Enriched by ritual

Enriched by ritual July 6, 2011

Enriched by ritual
einarfour, Flickr

I run into people from time to time who are very skeptical of religious ritual, things like liturgy or hourly prayers, practices like fasting or crossing yourself. If we discuss it, they usually tell me that they think it’s deadening, that their spirituality is vital and free and that ritual would stifle things.

I think I understand the resistance. Some come from families that just seemed to cycle through the motions at church. Some of those families were very serious and consistent, others almost irreligious in every other way; both left the impression that their engagement was lifeless, even faithless.

Others have simply never tried it. They have a preconception of what ritual is all about, and they think embracing it would be a giant spiritual step backward.

My personal experience was more like the latter, but it turns out that I was very wrong. I have found — and many others I know have as well — that vital faith combined with traditional ritual proves spiritually enriching. Here are two initial reasons why:

1. Ritual provides structure for faith

Ritual contours our spirituality the same way a cup contours a beverage. Remove the cup and you have an accident, a word that pretty well describes my Christian walk before encountering ritual’s comely structures.

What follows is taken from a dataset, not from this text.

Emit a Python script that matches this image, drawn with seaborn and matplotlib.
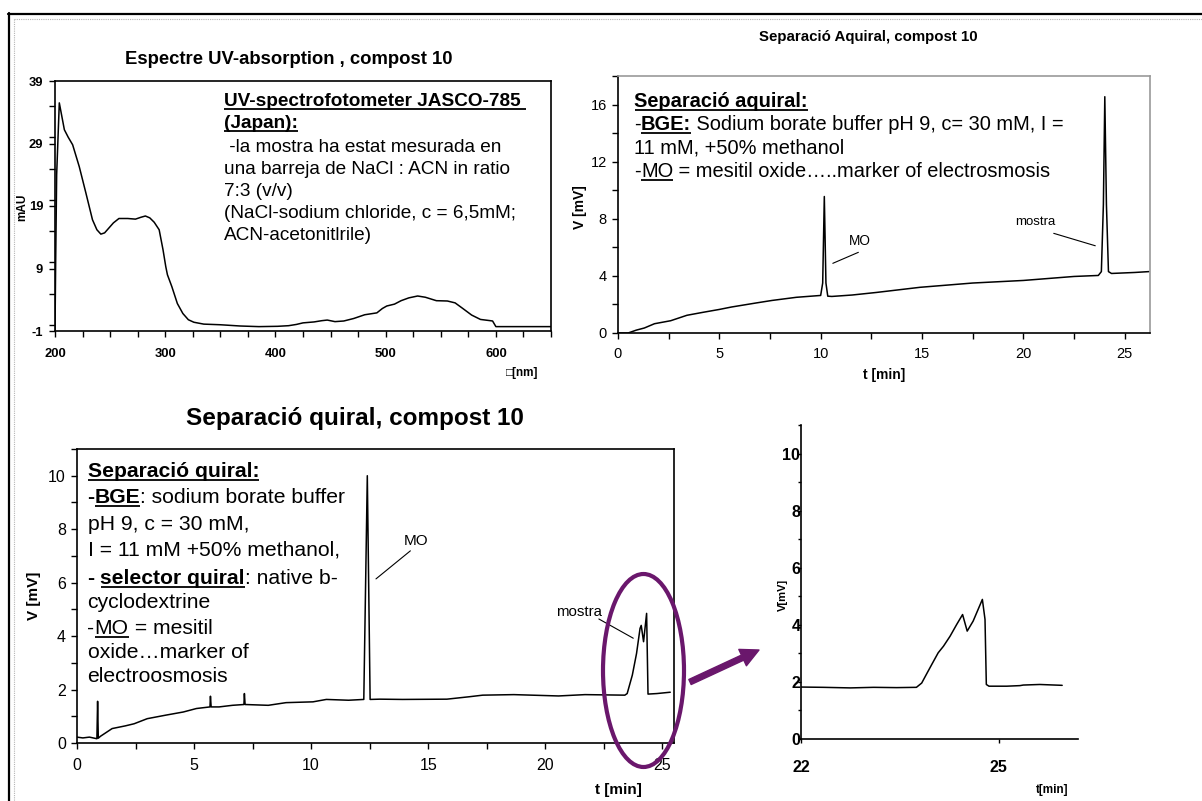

I don’t know if the observation was original to him, but a friend once said that ritual is the grammar of faith. Grammar isn’t the substance of language, but its structures and precision help language reach fuller, richer meaning. Ritual can do the same thing for faith.

Many of us have faith like a rambling run-on sentence, all meandering and going who-knows-where. It’s not that it’s bad. It’s just missing direction. We know our faith has meaning, but the full depth of that meaning is unavailable or unattainable to us because we’ve not availed ourselves of the formative, shaping power of ritual.

2. Ritual enlivens faith

Augustine wrote about this while discussing the physicality of prayer. God doesn’t need people to “bend their knees . . . stretch forth their hands, or even prostrate themselves on the ground, [or] whatever else they visibly do. . . .” After all, he said, God knows “their invisible will and heart’s intention. . . .”

But the ritual of prayer “excites” a more prayerful spirit. As the outward acts are done in faith, the inward, spiritual reality of that faith increases. Augustine said “the heart’s affection . . . grows because [the ritual motions] are made.”

I find this generally true of liturgical worship, using a prayer book, crossing myself, lighting candles for prayer, and other ritual activities as well. They stir my heart, and best of all they bring my heart along when it’s heavy or distracted or even resistant. Instead of being a dead weight, ritual excites and energizes my faith. I can start out saying my prayers by rote and find myself at the end fully, spiritually engaged. And I never would have arrived in the second of those states if I didn’t begin with simple ritual.

Ritual can be form without power. We’ve all seen that, and some have suffered by it. But don’t close the door; the form of ritual filled with the Spirit’s power can be enriching beyond measure.